**What is being asked**
Write out the full set of records exactly. Any pictures in them do not belong in the copy.
** begin Record extracts **
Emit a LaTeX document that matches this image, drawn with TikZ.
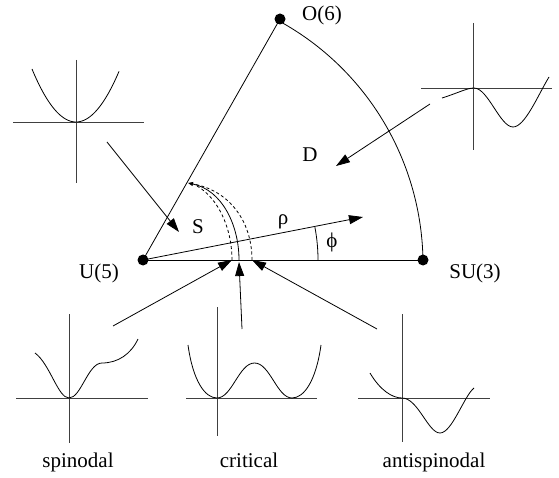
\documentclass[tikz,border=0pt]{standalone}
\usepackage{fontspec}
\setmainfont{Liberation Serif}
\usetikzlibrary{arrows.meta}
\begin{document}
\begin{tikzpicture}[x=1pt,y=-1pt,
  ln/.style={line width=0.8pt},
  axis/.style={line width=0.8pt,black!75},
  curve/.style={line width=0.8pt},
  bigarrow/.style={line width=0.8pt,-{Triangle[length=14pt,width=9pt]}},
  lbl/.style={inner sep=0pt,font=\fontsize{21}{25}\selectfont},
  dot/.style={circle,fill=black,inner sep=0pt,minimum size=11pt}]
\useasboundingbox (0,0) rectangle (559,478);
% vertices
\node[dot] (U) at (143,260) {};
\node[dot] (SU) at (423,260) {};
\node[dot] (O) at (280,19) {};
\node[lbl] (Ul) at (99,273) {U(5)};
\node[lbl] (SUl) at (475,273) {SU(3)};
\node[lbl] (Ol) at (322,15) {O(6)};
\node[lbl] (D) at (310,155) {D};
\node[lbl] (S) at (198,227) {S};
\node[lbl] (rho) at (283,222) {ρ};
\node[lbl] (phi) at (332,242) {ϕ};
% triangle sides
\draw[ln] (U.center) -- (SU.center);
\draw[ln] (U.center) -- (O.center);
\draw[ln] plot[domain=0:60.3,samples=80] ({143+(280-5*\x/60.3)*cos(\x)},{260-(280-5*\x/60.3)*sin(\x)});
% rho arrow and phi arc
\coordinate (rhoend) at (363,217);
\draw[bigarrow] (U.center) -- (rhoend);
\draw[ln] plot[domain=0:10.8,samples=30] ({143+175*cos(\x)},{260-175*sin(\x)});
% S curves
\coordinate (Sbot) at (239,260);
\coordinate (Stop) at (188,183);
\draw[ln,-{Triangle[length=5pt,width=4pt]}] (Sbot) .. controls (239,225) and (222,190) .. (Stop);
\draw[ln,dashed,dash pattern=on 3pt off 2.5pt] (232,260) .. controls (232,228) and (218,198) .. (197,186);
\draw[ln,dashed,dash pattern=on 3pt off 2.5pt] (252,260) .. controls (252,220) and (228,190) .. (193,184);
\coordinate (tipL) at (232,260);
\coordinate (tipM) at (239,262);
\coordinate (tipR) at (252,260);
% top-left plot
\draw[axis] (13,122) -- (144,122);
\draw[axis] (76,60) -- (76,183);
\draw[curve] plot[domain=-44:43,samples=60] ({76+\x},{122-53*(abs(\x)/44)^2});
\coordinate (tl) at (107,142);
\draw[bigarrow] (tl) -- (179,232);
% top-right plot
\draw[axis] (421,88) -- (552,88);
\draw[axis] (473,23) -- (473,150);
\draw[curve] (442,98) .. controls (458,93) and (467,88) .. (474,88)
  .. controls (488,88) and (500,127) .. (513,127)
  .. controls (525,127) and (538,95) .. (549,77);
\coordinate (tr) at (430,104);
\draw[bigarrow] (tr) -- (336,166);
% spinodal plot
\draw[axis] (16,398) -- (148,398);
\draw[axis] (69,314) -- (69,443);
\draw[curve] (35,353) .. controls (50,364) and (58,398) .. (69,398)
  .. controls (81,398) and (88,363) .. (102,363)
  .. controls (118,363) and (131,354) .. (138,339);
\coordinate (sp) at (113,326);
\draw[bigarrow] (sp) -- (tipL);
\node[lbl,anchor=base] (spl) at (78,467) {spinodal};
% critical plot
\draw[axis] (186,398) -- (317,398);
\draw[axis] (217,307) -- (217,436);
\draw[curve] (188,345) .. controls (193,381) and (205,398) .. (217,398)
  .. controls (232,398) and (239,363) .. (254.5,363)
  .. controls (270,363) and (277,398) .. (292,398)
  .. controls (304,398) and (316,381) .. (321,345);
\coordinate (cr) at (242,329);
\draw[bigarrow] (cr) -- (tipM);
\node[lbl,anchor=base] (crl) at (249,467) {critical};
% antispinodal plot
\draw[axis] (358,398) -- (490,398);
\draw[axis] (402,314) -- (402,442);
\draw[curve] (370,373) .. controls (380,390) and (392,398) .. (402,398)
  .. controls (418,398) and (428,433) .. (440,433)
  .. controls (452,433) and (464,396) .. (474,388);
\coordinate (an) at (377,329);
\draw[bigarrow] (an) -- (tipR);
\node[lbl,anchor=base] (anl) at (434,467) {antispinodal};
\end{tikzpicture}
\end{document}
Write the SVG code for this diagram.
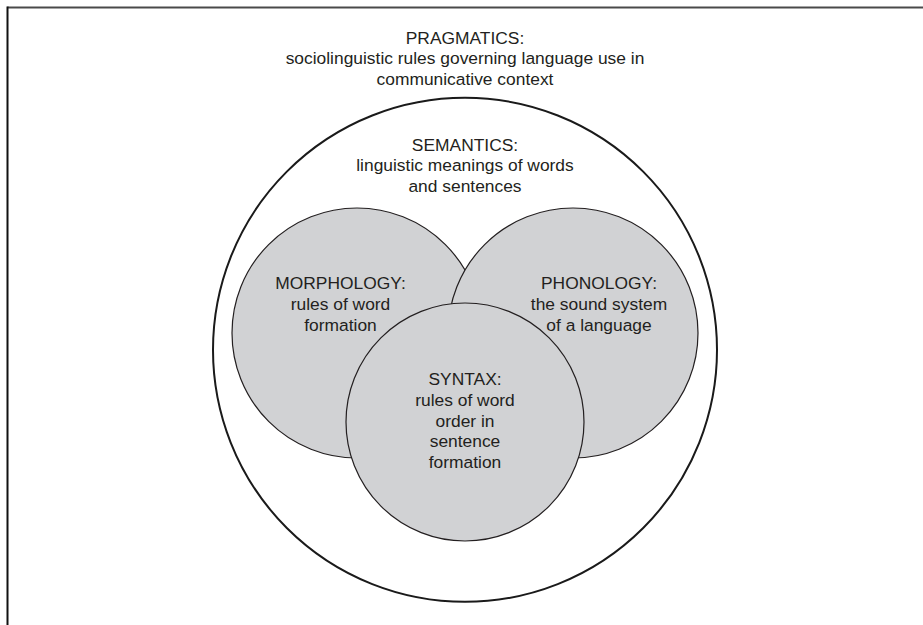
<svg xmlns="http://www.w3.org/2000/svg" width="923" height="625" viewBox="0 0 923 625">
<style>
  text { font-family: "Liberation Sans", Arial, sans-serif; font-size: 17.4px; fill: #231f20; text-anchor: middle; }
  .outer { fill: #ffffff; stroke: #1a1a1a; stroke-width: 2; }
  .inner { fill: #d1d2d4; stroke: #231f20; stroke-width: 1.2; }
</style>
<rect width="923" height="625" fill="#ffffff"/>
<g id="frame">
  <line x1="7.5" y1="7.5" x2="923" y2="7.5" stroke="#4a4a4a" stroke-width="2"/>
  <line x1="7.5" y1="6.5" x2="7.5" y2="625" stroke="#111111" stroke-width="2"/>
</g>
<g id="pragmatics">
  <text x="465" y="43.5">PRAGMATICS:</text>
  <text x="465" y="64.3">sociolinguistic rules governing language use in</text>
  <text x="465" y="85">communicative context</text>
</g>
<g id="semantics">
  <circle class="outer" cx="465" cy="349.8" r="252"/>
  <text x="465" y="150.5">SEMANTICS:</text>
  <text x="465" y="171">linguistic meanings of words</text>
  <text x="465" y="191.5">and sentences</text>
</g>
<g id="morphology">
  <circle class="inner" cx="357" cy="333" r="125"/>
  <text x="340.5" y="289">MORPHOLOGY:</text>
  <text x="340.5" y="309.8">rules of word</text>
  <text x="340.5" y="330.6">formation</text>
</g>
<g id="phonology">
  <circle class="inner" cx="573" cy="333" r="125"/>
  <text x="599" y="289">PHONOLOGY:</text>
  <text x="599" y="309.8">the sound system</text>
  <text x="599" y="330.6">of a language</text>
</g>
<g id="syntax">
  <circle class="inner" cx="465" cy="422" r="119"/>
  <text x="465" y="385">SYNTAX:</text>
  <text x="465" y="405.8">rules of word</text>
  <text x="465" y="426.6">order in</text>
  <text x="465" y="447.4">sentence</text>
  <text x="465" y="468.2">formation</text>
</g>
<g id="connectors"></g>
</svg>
** end Record extracts **
**Result below**
Emit a LaTeX document that matches this image, drawn with TikZ.
\documentclass[tikz,border=0pt]{standalone}
\usepackage{fontspec}
\setmainfont{Liberation Serif}
\usetikzlibrary{arrows.meta}
\begin{document}
\begin{tikzpicture}[x=1pt,y=-1pt,
  ln/.style={line width=0.8pt},
  axis/.style={line width=0.8pt,black!75},
  curve/.style={line width=0.8pt},
  bigarrow/.style={line width=0.8pt,-{Triangle[length=14pt,width=9pt]}},
  lbl/.style={inner sep=0pt,font=\fontsize{21}{25}\selectfont},
  dot/.style={circle,fill=black,inner sep=0pt,minimum size=11pt}]
\useasboundingbox (0,0) rectangle (559,478);
% vertices
\node[dot] (U) at (143,260) {};
\node[dot] (SU) at (423,260) {};
\node[dot] (O) at (280,19) {};
\node[lbl] (Ul) at (99,273) {U(5)};
\node[lbl] (SUl) at (475,273) {SU(3)};
\node[lbl] (Ol) at (322,15) {O(6)};
\node[lbl] (D) at (310,155) {D};
\node[lbl] (S) at (198,227) {S};
\node[lbl] (rho) at (283,222) {ρ};
\node[lbl] (phi) at (332,242) {ϕ};
% triangle sides
\draw[ln] (U.center) -- (SU.center);
\draw[ln] (U.center) -- (O.center);
\draw[ln] plot[domain=0:60.3,samples=80] ({143+(280-5*\x/60.3)*cos(\x)},{260-(280-5*\x/60.3)*sin(\x)});
% rho arrow and phi arc
\coordinate (rhoend) at (363,217);
\draw[bigarrow] (U.center) -- (rhoend);
\draw[ln] plot[domain=0:10.8,samples=30] ({143+175*cos(\x)},{260-175*sin(\x)});
% S curves
\coordinate (Sbot) at (239,260);
\coordinate (Stop) at (188,183);
\draw[ln,-{Triangle[length=5pt,width=4pt]}] (Sbot) .. controls (239,225) and (222,190) .. (Stop);
\draw[ln,dashed,dash pattern=on 3pt off 2.5pt] (232,260) .. controls (232,228) and (218,198) .. (197,186);
\draw[ln,dashed,dash pattern=on 3pt off 2.5pt] (252,260) .. controls (252,220) and (228,190) .. (193,184);
\coordinate (tipL) at (232,260);
\coordinate (tipM) at (239,262);
\coordinate (tipR) at (252,260);
% top-left plot
\draw[axis] (13,122) -- (144,122);
\draw[axis] (76,60) -- (76,183);
\draw[curve] plot[domain=-44:43,samples=60] ({76+\x},{122-53*(abs(\x)/44)^2});
\coordinate (tl) at (107,142);
\draw[bigarrow] (tl) -- (179,232);
% top-right plot
\draw[axis] (421,88) -- (552,88);
\draw[axis] (473,23) -- (473,150);
\draw[curve] (442,98) .. controls (458,93) and (467,88) .. (474,88)
  .. controls (488,88) and (500,127) .. (513,127)
  .. controls (525,127) and (538,95) .. (549,77);
\coordinate (tr) at (430,104);
\draw[bigarrow] (tr) -- (336,166);
% spinodal plot
\draw[axis] (16,398) -- (148,398);
\draw[axis] (69,314) -- (69,443);
\draw[curve] (35,353) .. controls (50,364) and (58,398) .. (69,398)
  .. controls (81,398) and (88,363) .. (102,363)
  .. controls (118,363) and (131,354) .. (138,339);
\coordinate (sp) at (113,326);
\draw[bigarrow] (sp) -- (tipL);
\node[lbl,anchor=base] (spl) at (78,467) {spinodal};
% critical plot
\draw[axis] (186,398) -- (317,398);
\draw[axis] (217,307) -- (217,436);
\draw[curve] (188,345) .. controls (193,381) and (205,398) .. (217,398)
  .. controls (232,398) and (239,363) .. (254.5,363)
  .. controls (270,363) and (277,398) .. (292,398)
  .. controls (304,398) and (316,381) .. (321,345);
\coordinate (cr) at (242,329);
\draw[bigarrow] (cr) -- (tipM);
\node[lbl,anchor=base] (crl) at (249,467) {critical};
% antispinodal plot
\draw[axis] (358,398) -- (490,398);
\draw[axis] (402,314) -- (402,442);
\draw[curve] (370,373) .. controls (380,390) and (392,398) .. (402,398)
  .. controls (418,398) and (428,433) .. (440,433)
  .. controls (452,433) and (464,396) .. (474,388);
\coordinate (an) at (377,329);
\draw[bigarrow] (an) -- (tipR);
\node[lbl,anchor=base] (anl) at (434,467) {antispinodal};
\end{tikzpicture}
\end{document}
Write the SVG code for this diagram.
<svg xmlns="http://www.w3.org/2000/svg" width="923" height="625" viewBox="0 0 923 625">
<style>
  text { font-family: "Liberation Sans", Arial, sans-serif; font-size: 17.4px; fill: #231f20; text-anchor: middle; }
  .outer { fill: #ffffff; stroke: #1a1a1a; stroke-width: 2; }
  .inner { fill: #d1d2d4; stroke: #231f20; stroke-width: 1.2; }
</style>
<rect width="923" height="625" fill="#ffffff"/>
<g id="frame">
  <line x1="7.5" y1="7.5" x2="923" y2="7.5" stroke="#4a4a4a" stroke-width="2"/>
  <line x1="7.5" y1="6.5" x2="7.5" y2="625" stroke="#111111" stroke-width="2"/>
</g>
<g id="pragmatics">
  <text x="465" y="43.5">PRAGMATICS:</text>
  <text x="465" y="64.3">sociolinguistic rules governing language use in</text>
  <text x="465" y="85">communicative context</text>
</g>
<g id="semantics">
  <circle class="outer" cx="465" cy="349.8" r="252"/>
  <text x="465" y="150.5">SEMANTICS:</text>
  <text x="465" y="171">linguistic meanings of words</text>
  <text x="465" y="191.5">and sentences</text>
</g>
<g id="morphology">
  <circle class="inner" cx="357" cy="333" r="125"/>
  <text x="340.5" y="289">MORPHOLOGY:</text>
  <text x="340.5" y="309.8">rules of word</text>
  <text x="340.5" y="330.6">formation</text>
</g>
<g id="phonology">
  <circle class="inner" cx="573" cy="333" r="125"/>
  <text x="599" y="289">PHONOLOGY:</text>
  <text x="599" y="309.8">the sound system</text>
  <text x="599" y="330.6">of a language</text>
</g>
<g id="syntax">
  <circle class="inner" cx="465" cy="422" r="119"/>
  <text x="465" y="385">SYNTAX:</text>
  <text x="465" y="405.8">rules of word</text>
  <text x="465" y="426.6">order in</text>
  <text x="465" y="447.4">sentence</text>
  <text x="465" y="468.2">formation</text>
</g>
<g id="connectors"></g>
</svg>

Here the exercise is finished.